For Immediate Release
March 4, 2021
UNCEDED KWANTLEN, KATZIE, KWIKWETLEM, QAYQAYT TERRITORY (SURREY): On Monday, March 1st, bylaw officers seized Shiloh Cheyanna Ghostkeeper’s belongings, including the tent, bedding, and warm clothes she needs to survive winter nights on the streets of Surrey.
Bylaw officer Jag Bhandal decided that Ghostkeeper’s belongings were garbage; he seized and threw them away without giving Ghostkeeper any opportunity to retrieve her possessions. When she protested, Bhandal threatened her with arrest.
The incident has taken a heavy toll on Ghostkeeper. “I cried all day yesterday,” she said. “It messes with a person’s head, mentally, and it messes with you physically.” Ghostkeeper has decided to speak out about her experience to pressure the City of Surrey to change its discriminatory policies. “They should treat us like humans, not like animals,” she said.
WHAT: Rally and press conference
WHEN: Thursday, March 4th at 1:00pm
WHERE: Outside of Surrey Urban Mission (SUMS)
10776 King George Blvd (at 108 Ave), Surrey
The City of Surrey endows individual bylaw officers with the power to seize and dispose of homeless people’s belongings based on their individual whim. As the manager of Community Enforcement, Martin Blais, said in a phone call on Tuesday, “If we think it’s garbage, it immediately goes into a disposal vehicle.” Once items are thrown away, there is no opportunity to retrieve them.

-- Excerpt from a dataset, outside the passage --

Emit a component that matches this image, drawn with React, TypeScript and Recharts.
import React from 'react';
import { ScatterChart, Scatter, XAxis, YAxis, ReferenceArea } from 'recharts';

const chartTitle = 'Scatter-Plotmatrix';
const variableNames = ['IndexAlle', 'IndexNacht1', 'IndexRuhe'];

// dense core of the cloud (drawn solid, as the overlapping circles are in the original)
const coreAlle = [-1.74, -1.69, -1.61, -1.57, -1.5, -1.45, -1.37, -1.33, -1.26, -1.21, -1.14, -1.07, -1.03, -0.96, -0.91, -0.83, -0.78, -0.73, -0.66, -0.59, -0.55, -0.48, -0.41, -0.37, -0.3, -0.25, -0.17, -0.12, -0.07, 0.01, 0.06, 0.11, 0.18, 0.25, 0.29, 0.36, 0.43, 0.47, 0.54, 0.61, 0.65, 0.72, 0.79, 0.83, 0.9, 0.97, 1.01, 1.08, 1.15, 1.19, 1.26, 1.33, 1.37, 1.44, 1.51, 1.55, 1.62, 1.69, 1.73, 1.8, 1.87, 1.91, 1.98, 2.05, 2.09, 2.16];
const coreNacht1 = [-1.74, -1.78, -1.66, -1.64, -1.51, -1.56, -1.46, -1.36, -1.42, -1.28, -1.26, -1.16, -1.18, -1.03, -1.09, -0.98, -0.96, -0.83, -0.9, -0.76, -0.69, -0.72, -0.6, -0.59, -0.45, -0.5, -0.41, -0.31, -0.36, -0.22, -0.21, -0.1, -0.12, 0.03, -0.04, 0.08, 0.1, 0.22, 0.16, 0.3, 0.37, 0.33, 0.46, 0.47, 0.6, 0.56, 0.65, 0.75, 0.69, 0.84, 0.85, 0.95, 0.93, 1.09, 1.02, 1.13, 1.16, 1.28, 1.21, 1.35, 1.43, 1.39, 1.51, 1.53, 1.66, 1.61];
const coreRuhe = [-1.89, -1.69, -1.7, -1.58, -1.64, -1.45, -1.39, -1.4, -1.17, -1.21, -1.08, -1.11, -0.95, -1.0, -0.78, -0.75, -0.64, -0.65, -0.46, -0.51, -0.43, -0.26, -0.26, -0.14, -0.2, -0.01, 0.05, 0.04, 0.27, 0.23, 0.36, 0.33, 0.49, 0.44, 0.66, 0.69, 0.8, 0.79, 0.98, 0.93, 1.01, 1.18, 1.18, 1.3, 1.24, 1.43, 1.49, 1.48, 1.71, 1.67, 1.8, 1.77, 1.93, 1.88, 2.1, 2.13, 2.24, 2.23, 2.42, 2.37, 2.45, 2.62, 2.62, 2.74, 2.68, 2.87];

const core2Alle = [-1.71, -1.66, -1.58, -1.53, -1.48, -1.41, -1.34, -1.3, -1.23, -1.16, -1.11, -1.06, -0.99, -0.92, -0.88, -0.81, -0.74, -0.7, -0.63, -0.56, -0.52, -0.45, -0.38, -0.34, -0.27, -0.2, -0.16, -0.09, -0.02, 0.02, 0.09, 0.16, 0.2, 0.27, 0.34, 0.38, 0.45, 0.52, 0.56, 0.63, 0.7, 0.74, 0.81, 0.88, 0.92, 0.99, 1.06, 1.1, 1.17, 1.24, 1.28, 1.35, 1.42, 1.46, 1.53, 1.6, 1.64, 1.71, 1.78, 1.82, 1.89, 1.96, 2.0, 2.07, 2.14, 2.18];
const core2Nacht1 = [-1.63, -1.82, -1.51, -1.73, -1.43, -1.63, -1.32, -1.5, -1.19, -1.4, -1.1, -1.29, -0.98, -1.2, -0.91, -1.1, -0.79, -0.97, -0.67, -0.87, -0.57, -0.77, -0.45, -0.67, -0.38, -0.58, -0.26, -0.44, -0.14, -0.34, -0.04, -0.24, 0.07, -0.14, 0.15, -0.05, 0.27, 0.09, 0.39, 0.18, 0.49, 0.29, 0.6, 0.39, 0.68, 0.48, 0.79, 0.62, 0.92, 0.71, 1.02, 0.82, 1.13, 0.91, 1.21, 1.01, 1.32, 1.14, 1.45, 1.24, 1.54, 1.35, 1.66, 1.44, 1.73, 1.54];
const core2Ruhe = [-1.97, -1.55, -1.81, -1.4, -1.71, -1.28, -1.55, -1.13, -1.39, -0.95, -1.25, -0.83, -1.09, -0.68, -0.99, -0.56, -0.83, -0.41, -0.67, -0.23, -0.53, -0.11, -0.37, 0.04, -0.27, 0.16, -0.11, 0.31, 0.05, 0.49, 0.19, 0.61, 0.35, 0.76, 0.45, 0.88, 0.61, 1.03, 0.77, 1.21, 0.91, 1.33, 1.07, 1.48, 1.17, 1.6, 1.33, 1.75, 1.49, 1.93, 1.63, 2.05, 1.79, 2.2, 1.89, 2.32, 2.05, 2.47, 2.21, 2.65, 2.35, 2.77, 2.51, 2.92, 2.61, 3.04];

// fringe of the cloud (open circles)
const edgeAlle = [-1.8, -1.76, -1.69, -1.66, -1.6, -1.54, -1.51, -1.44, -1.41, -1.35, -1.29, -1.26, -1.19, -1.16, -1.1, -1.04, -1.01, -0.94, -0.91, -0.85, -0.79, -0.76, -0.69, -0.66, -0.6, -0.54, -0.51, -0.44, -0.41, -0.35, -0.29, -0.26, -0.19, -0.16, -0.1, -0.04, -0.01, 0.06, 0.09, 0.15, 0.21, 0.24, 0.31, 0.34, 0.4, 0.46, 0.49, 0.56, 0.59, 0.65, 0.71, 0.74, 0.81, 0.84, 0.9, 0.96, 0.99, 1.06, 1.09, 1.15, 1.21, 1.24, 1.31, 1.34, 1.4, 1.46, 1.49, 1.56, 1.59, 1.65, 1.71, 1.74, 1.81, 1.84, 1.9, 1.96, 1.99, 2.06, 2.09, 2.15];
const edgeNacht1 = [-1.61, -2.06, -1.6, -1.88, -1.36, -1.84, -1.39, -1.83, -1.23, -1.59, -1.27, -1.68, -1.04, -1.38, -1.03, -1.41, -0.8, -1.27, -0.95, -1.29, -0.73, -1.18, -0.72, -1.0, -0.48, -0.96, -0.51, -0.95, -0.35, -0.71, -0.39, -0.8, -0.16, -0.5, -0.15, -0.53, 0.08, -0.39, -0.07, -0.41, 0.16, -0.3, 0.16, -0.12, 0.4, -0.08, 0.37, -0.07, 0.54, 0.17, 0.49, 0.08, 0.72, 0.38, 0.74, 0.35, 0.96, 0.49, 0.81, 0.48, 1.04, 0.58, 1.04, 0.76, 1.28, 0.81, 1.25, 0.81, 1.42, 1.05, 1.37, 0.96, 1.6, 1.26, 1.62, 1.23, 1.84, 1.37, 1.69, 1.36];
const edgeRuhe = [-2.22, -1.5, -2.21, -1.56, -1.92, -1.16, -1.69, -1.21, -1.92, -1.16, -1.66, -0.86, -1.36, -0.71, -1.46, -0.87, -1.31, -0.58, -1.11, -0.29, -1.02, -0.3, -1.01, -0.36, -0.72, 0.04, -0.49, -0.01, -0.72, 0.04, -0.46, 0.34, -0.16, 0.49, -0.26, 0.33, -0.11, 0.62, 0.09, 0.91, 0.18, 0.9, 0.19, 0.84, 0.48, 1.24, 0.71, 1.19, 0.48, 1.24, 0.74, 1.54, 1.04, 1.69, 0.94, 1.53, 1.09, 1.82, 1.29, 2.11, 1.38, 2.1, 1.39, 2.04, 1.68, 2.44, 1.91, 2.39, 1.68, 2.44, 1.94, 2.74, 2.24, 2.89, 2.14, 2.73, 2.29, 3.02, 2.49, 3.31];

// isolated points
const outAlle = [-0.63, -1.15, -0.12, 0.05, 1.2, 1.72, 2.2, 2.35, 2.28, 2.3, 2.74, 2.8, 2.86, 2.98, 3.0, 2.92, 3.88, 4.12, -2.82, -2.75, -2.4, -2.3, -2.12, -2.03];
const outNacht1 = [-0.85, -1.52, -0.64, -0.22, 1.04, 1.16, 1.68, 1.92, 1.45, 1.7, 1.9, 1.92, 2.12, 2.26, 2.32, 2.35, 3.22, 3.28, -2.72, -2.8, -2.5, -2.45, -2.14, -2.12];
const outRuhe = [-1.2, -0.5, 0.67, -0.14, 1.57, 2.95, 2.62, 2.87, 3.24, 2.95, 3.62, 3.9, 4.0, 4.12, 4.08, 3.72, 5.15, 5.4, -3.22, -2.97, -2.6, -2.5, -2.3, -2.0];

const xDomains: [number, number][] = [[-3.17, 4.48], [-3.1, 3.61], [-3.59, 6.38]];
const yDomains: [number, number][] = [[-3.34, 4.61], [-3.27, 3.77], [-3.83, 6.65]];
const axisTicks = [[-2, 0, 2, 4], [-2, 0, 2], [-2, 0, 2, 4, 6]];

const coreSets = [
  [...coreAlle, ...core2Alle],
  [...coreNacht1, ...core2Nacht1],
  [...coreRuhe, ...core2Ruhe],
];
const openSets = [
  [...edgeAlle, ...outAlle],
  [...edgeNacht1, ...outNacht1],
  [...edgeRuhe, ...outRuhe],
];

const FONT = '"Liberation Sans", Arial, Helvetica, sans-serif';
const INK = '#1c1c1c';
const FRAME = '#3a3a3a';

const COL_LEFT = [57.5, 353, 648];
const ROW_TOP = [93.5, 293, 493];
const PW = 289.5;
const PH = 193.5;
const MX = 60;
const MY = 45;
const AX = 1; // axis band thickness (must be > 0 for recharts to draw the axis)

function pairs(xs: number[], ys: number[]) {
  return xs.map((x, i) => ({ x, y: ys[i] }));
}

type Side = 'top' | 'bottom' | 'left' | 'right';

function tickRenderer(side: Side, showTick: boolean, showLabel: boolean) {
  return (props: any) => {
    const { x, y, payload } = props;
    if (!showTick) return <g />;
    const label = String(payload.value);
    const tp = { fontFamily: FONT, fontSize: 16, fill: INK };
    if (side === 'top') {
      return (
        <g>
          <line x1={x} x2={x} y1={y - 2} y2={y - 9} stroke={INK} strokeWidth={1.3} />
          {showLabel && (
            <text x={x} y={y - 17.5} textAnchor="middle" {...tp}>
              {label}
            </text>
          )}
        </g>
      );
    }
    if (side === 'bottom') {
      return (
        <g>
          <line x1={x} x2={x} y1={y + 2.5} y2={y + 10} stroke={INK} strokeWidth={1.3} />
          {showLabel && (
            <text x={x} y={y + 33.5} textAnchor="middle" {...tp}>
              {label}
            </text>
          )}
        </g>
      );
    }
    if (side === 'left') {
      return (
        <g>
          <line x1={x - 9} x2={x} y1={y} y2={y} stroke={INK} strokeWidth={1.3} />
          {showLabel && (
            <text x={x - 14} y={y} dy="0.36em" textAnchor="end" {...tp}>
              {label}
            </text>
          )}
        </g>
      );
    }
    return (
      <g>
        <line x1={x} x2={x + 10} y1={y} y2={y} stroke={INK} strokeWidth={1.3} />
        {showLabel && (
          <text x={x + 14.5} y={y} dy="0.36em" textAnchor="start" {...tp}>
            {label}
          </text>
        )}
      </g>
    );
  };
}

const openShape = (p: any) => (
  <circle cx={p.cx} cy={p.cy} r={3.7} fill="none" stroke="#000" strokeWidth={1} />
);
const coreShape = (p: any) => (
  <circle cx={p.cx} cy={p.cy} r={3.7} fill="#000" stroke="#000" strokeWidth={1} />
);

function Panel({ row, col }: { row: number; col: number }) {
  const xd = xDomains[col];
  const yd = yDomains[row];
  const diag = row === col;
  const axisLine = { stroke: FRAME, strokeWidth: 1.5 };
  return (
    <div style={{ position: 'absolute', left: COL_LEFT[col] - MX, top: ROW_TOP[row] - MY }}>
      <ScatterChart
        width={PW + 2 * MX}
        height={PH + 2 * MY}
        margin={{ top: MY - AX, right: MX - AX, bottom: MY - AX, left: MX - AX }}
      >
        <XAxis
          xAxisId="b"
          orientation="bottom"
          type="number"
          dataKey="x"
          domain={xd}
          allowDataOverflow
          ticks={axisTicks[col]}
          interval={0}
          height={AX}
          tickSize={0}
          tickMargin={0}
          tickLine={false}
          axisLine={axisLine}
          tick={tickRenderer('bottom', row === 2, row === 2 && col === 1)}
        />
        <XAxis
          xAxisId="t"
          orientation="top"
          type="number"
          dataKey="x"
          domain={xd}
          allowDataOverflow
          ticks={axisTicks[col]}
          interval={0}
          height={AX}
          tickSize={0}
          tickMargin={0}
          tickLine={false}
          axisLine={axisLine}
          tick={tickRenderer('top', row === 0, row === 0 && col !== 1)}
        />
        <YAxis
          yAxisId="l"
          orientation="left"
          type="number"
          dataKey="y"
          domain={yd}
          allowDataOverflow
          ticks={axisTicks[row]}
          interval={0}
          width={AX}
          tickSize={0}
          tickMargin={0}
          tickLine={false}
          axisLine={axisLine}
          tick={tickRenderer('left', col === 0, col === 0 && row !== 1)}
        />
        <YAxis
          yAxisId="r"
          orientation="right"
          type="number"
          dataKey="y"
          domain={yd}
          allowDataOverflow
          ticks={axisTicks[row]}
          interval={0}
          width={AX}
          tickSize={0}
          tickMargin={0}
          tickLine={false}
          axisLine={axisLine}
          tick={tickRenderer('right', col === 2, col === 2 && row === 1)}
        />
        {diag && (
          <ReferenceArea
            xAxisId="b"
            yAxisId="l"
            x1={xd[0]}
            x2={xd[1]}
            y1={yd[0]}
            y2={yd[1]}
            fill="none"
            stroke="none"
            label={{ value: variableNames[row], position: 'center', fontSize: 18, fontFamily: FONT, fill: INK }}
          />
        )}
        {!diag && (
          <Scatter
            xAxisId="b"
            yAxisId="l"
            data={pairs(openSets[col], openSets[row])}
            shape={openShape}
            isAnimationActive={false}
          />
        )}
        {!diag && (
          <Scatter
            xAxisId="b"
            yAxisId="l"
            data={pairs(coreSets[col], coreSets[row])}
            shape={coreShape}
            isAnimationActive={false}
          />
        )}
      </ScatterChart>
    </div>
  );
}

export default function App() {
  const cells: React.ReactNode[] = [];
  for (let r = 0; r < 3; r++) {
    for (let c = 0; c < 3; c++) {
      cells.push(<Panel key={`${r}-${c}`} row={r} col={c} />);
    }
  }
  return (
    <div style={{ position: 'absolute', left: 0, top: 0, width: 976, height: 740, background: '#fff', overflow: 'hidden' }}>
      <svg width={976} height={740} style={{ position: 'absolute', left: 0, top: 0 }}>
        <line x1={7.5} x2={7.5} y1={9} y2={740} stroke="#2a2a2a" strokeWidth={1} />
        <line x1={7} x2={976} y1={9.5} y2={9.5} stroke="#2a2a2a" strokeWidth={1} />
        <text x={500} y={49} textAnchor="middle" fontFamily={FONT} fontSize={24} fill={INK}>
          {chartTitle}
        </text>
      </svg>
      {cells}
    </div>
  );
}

City of Surrey policies, which allow for the routine theft of homeless people’s belongings by police and bylaw officers, contravene Section 7 of the Canadian Charter of Rights and Freedoms, which guarantees the right to security of the person and property. At a “know your rights” workshop in June 2020, Pivot Legal Society advised, “If police are trying to take your things, you can inform them that you need your belongings to survive, and that by taking your belongings, they are putting your health and safety at risk. Your rights to life, liberty, and security are protected by Section 7 of the Charter.”
A survey being conducted by the Whalley Street Council, a group of unhoused and underhoused community leaders, shows that Ghostkeeper’s experience of police and bylaw seizure of her belongings is a widespread problem for unhoused people in Surrey.
The Council has surveyed 40 members of the Surrey street community and found that 85% of respondents have lost belongings to police, bylaw, private security, or social workers. Respondents have lost tents (30), bedding (30), clothes (30), money (28), identification (26), medication (24), keepsakes (31), and other items including work gear and tools, photographs of loved ones, and family members’ ashes.
The Whalley Street Council is demanding:
- That the City of Surrey immediately end police and bylaw theft,
- Provide secure storage lockers for every unhoused person in Surrey, and
- Compensate Shiloh Cheyanna Ghostkeeper $1,000 for her lost belongings; and
- That the Province of BC to build permanent social housing with rights under the RTA for every unhoused and underhoused person living in BC.